Libellant claims that these provisions are inapplicable and not binding upon it. It urges that when, by mutual agreement, the goods were landed at Genoa instead of at the Yugoslavian port designated in the original bills of lading, the contract of carriage reflected by the bills of lading was terminated; that the instructions by libellant to, and acceptance by, respondent for the shipment of the goods from the dock at Genoa to other destinations, followed by respondent's delivery of the goods to other carriers for final shipment, constituted an entirely new agreement between libellant and respondent.

The libellant further contends, assuming arguendo that the terms of the bills of lading are binding upon it, that the waiver of jurisdiction clause does not apply to the claim asserted in the libel.
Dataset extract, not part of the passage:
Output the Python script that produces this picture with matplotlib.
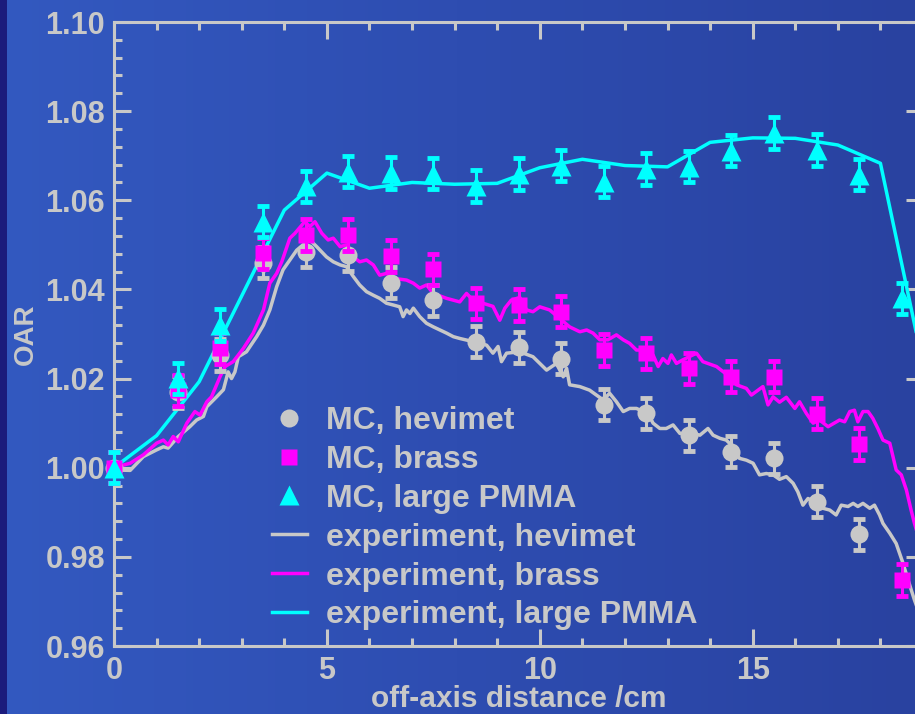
import numpy as np
import matplotlib.pyplot as plt
from matplotlib.colors import LinearSegmentedColormap
from matplotlib.ticker import MultipleLocator, FormatStrFormatter

plt.rcParams['font.family'] = ['Liberation Sans', 'DejaVu Sans']
plt.rcParams['font.weight'] = 'bold'
plt.rcParams['axes.labelweight'] = 'bold'

FG = '#c8c8c8'
MAGENTA = '#ff00ff'
CYAN = '#00ffff'

# Monte Carlo points (off-axis distance in cm)
mc_x = [0, 1.5, 2.5, 3.5, 4.5, 5.5, 6.5, 7.5, 8.5, 9.5, 10.5, 11.5, 12.5,
        13.5, 14.5, 15.5, 16.5, 17.5, 18.5]
mc_hevimet = [1.000, 1.0170, 1.0253, 1.0460, 1.0485, 1.0477, 1.0415, 1.0376,
              1.0283, 1.0270, 1.0245, 1.0141, 1.0122, 1.0073, 1.0036, 1.0021,
              0.9924, 0.9851]
mc_brass = [1.000, 1.0174, 1.0268, 1.0481, 1.0522, 1.0522, 1.0475, 1.0445,
            1.0369, 1.0365, 1.0350, 1.0264, 1.0257, 1.0223, 1.0204, 1.0204,
            1.0121, 1.0053, 0.9748]
mc_pmma = [1.000, 1.0201, 1.0320, 1.0552, 1.0631, 1.0664, 1.0661, 1.0660,
           1.0632, 1.0659, 1.0678, 1.0642, 1.0670, 1.0675, 1.0711, 1.0751,
           1.0713, 1.0657, 1.0380]
mc_err = 0.0035

# measured profiles
exp_hevimet_x = [0.0, 0.38, 0.69, 1.00, 1.16, 1.27, 1.51, 1.78, 1.94, 2.10,
                 2.18, 2.41, 2.57, 2.68, 2.76, 2.84, 2.92, 3.11, 3.35, 3.51,
                 3.66, 3.82, 3.97, 4.13, 4.29, 4.44, 4.60, 4.76, 4.84, 4.99,
                 5.15, 5.31, 5.46, 5.62, 5.77, 5.93, 6.09, 6.24, 6.40, 6.56,
                 6.71, 6.79, 6.87, 6.95, 7.03, 7.18, 7.34, 7.50, 7.81, 7.97,
                 8.12, 8.43, 8.75, 8.90, 9.02, 9.10, 9.22, 9.53, 9.84, 10.16,
                 10.39, 10.55, 10.63, 10.70, 10.94, 11.17, 11.49, 11.64, 11.80,
                 11.96, 12.11, 12.27, 12.43, 12.58, 12.66, 12.82, 12.97, 13.13,
                 13.29, 13.60, 13.76, 13.95, 14.07, 14.23, 14.38, 14.54, 14.69,
                 14.85, 15.01, 15.16, 15.32, 15.48, 15.63, 15.79, 15.95, 16.06,
                 16.18, 16.30, 16.42, 16.65, 16.81, 16.96, 17.08, 17.24, 17.36,
                 17.47, 17.59, 17.75, 17.86, 17.98, 18.06, 18.22, 18.37, 18.53,
                 18.65, 18.80, 19.0]
exp_hevimet = [0.9995, 0.9994, 1.0025, 1.0040, 1.0047, 1.0044, 1.0070, 1.0092,
               1.0107, 1.0115, 1.0137, 1.0159, 1.0175, 1.0215, 1.0200, 1.0215,
               1.0249, 1.0260, 1.0294, 1.0320, 1.0354, 1.0406, 1.0444, 1.0466,
               1.0488, 1.0500, 1.0511, 1.0496, 1.0488, 1.0473, 1.0462, 1.0455,
               1.0451, 1.0429, 1.0410, 1.0395, 1.0387, 1.0380, 1.0369, 1.0365,
               1.0361, 1.0339, 1.0354, 1.0346, 1.0358, 1.0339, 1.0324, 1.0316,
               1.0302, 1.0294, 1.0290, 1.0283, 1.0275, 1.0257, 1.0272, 1.0238,
               1.0257, 1.0260, 1.0249, 1.0219, 1.0234, 1.0204, 1.0223, 1.0186,
               1.0182, 1.0174, 1.0152, 1.0167, 1.0148, 1.0126, 1.0133, 1.0133,
               1.0126, 1.0115, 1.0100, 1.0088, 1.0088, 1.0096, 1.0077, 1.0077,
               1.0073, 1.0088, 1.0073, 1.0066, 1.0062, 1.0047, 1.0021, 1.0017,
               1.0010, 0.9984, 0.9987, 0.9984, 0.9974, 0.9980, 0.9965, 0.9946,
               0.9916, 0.9931, 0.9924, 0.9909, 0.9905, 0.9894, 0.9916, 0.9913,
               0.9920, 0.9913, 0.9920, 0.9909, 0.9916, 0.9894, 0.9875, 0.9853,
               0.9830, 0.9786, 0.9748, 0.9703, 0.9650]

exp_brass_x = [0.0, 0.38, 0.69, 1.00, 1.16, 1.27, 1.39, 1.51, 1.71, 1.90, 2.02,
               2.18, 2.29, 2.49, 2.61, 2.80, 2.92, 3.04, 3.27, 3.51, 3.66, 3.82,
               3.94, 4.13, 4.25, 4.48, 4.60, 4.72, 4.88, 5.03, 5.15, 5.31, 5.46,
               5.62, 5.77, 5.93, 6.09, 6.24, 6.40, 6.56, 6.87, 7.03, 7.18, 7.34,
               7.50, 7.81, 8.12, 8.28, 8.43, 8.90, 9.06, 9.18, 9.33, 9.53, 9.69,
               9.84, 10.0, 10.23, 10.47, 10.70, 10.94, 11.10, 11.25, 11.41,
               11.60, 11.80, 11.96, 12.11, 12.27, 12.50, 12.66, 12.78, 12.89,
               13.01, 13.09, 13.21, 13.36, 13.68, 13.83, 14.15, 14.46, 14.62,
               14.85, 14.97, 15.24, 15.36, 15.48, 15.63, 15.79, 15.99, 16.10,
               16.26, 16.42, 16.57, 16.77, 17.04, 17.16, 17.28, 17.39, 17.47,
               17.59, 17.71, 17.82, 17.94, 18.06, 18.22, 18.37, 18.49, 18.61,
               18.72, 18.80, 19.0]
exp_brass = [1.000, 1.0010, 1.0029, 1.0055, 1.0062, 1.0051, 1.0070, 1.0058,
             1.0100, 1.0126, 1.0118, 1.0148, 1.0159, 1.0204, 1.0227, 1.0238,
             1.0253, 1.0268, 1.0302, 1.0354, 1.0414, 1.0436, 1.0462, 1.0515,
             1.0526, 1.0552, 1.0541, 1.0552, 1.0526, 1.0511, 1.0515, 1.0496,
             1.0500, 1.0473, 1.0462, 1.0466, 1.0455, 1.0432, 1.0436, 1.0425,
             1.0421, 1.0414, 1.0403, 1.0410, 1.0391, 1.0380, 1.0372, 1.0391,
             1.0376, 1.0362, 1.0331, 1.0358, 1.0376, 1.0382, 1.0354, 1.0350,
             1.0361, 1.0354, 1.0335, 1.0316, 1.0305, 1.0309, 1.0302, 1.0287,
             1.0287, 1.0298, 1.0287, 1.0279, 1.0264, 1.0264, 1.0253, 1.0227,
             1.0245, 1.0234, 1.0253, 1.0234, 1.0242, 1.0257, 1.0238, 1.0227,
             1.0204, 1.0186, 1.0178, 1.0163, 1.0182, 1.0141, 1.0159, 1.0147,
             1.0158, 1.0133, 1.0148, 1.0122, 1.0100, 1.0107, 1.0092, 1.0107,
             1.0103, 1.0126, 1.0129, 1.0103, 1.0126, 1.0126, 1.0111, 1.0088,
             1.0062, 1.0055, 0.9995, 0.9984, 0.9950, 0.9905, 0.9875, 0.9810]

exp_pmma_x = [0, 1, 2, 4, 5, 6, 7, 8, 9, 10, 11, 12, 13, 14, 15, 16, 17, 18, 19]
exp_pmma = [1.000, 1.0072, 1.0193, 1.0578, 1.0661, 1.0627, 1.0640, 1.0636,
            1.0638, 1.0673, 1.0692, 1.0678, 1.0675, 1.0730, 1.0740, 1.0739,
            1.0724, 1.0683, 1.0232]

fig = plt.figure(figsize=(9.15, 7.14), dpi=100)

# blue backdrop with a dark strip on the left edge
bg = fig.add_axes([0, 0, 1, 1])
bg_cmap = LinearSegmentedColormap.from_list('bg', ['#3359c0', '#2e4db1', '#2942a0'])
bg.imshow(np.linspace(0, 1, 256).reshape(1, -1), cmap=bg_cmap, aspect='auto',
          extent=(0, 1, 0, 1))
bg.axvspan(0, 7 / 915, color='#1b1b7c', lw=0)
bg.set_xlim(0, 1)
bg.set_ylim(0, 1)
bg.axis('off')

ax = fig.add_axes([114 / 915, 68 / 714, 809 / 915, 624 / 714])
ax.set_facecolor('none')

# measured curves
l_hev, = ax.plot(exp_hevimet_x, exp_hevimet, color=FG, lw=2.5, zorder=2,
                 label='experiment, hevimet')
l_bra, = ax.plot(exp_brass_x, exp_brass, color=MAGENTA, lw=2.5, zorder=2.1,
                 label='experiment, brass')
l_pmm, = ax.plot(exp_pmma_x, exp_pmma, color=CYAN, lw=2.5, zorder=2.2,
                 label='experiment, large PMMA')

# MC points with error bars
handles = []
for ys, col, mk, ms, lab, z in [
        (mc_hevimet, FG, 'o', 13, 'MC, hevimet', 3),
        (mc_brass, MAGENTA, 's', 11.5, 'MC, brass', 3.1),
        (mc_pmma, CYAN, '^', 14, 'MC, large PMMA', 3.2)]:
    xs = mc_x[:len(ys)]
    eb = ax.errorbar(xs, ys, yerr=mc_err, fmt='none', ecolor=col, elinewidth=2.2,
                     capsize=4, capthick=3.5, zorder=z)
    for art in eb.get_children():
        art.set_clip_on(False)
    h, = ax.plot(xs, ys, linestyle='none', marker=mk, ms=ms, color=col,
                 mec='none', zorder=z, clip_on=False, label=lab)
    handles.append(h)

ax.set_xlim(0, 19)
ax.set_ylim(0.96, 1.10)
ax.set_xticks([0, 5, 10, 15])
ax.xaxis.set_minor_locator(MultipleLocator(1))
ax.set_yticks(np.arange(0.96, 1.1001, 0.02))
ax.yaxis.set_minor_locator(MultipleLocator(0.004))
ax.yaxis.set_major_formatter(FormatStrFormatter('%.2f'))
ax.tick_params(which='both', direction='in', top=True, right=True,
               colors=FG, width=2.2, labelsize=22)
ax.tick_params(which='major', length=12)
ax.tick_params(which='minor', length=6)
ax.tick_params(axis='x', pad=7)
ax.tick_params(axis='y', pad=6.5)
for sp in ax.spines.values():
    sp.set_color(FG)
    sp.set_linewidth(2.2)

ax.set_xlabel('off-axis distance /cm', fontsize=21.5, color=FG)
ax.xaxis.set_label_coords(0.5, -0.062)
ax.set_ylabel('OAR', fontsize=20, color=FG)
ax.yaxis.set_label_coords(-0.0927, 0.5)

ax.legend(handles=handles + [l_hev, l_bra, l_pmm], loc='upper left',
          bbox_to_anchor=(0.195, 0.385), frameon=False, fontsize=23,
          labelcolor=FG, handlelength=1.1, handletextpad=0.6,
          labelspacing=0.28, borderpad=0, borderaxespad=0, numpoints=1)

fig.savefig('out.png', dpi=100)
Here its position is that the present suit is not one for "damage, shortage, deterioration or loss", as specified in Clause 35, that is, for physical damage to the goods, but rather for negligent misdirection of the goods. Thus the libellant urges that Clause 35 is specifically limited to the enumerated claims and that if it were interpreted so as to require prosecution in Genoa of any and all claims arising out of the performance or nonperformance of the contract of carriage, including that asserted by the libellant, it would be unreasonable and unenforceable.

It is unnecessary to reach the question of whether the clauses in the bill of lading are unreasonable; neither is it required on this motion to pass upon libellant's contention that the provisions in the bill of lading are not binding upon it, and if so whether the present suit is a claim within the embrace of Clause 35. Sufficient appears to indicate there is substance to libellant's position that the bill of lading is not binding upon it and if its position should be upheld, the major premise of the respondent's motion would fall. Whether or not the original bills of lading control depends upon the nature of the agreement the parties entered into with respect to the diversion of the shipments from their original destination and the various circumstances and events under which the respondent delivered the goods at Genoa to another carrier which then issued bills of lading covering the shipments from there to Haifa, San Francisco and New York.[1] In this circumstance, to decline jurisdiction would be to remit libellant to the very forum, the jurisdiction of which it asserts it never consented to and, as a practical matter, would be to resolve, solely upon affidavits, the fundamental and disputed issue adversely to it. It is one thing to relegate a party to another forum when he unequivocally and freely assented thereto;[2]*409 it is quite another thing to force him there when the issue of his assent is disputed and remains unresolved.

Finally, as to respondent's further plea for a dismissal on the ground of forum non conveniens, the moving papers do not adequately establish that the balance of convenience so strongly preponderates in the respondent's favor that the Court should disturb the libellant's choice of forum.[3]

The motion is denied.

NOTES

[1] Cf. St. Paul Fire & Marine Ins. Co. v. Republica De Venezuela, D.C.S.D.N.Y., 105 F. Supp. 272.

[2] Cf. Wm. H. Muller & Co. v. Swedish American Line, Ltd., 2 Cir., 224 F.2d 806, certiorari denied 350 U.S. 903, 76 S. Ct. 182, 100 L. Ed. 793.

[3] Gulf Oil Corp. v. Gilbert, 330 U.S. 501, 508, 67 S. Ct. 839, 91 L. Ed. 1055.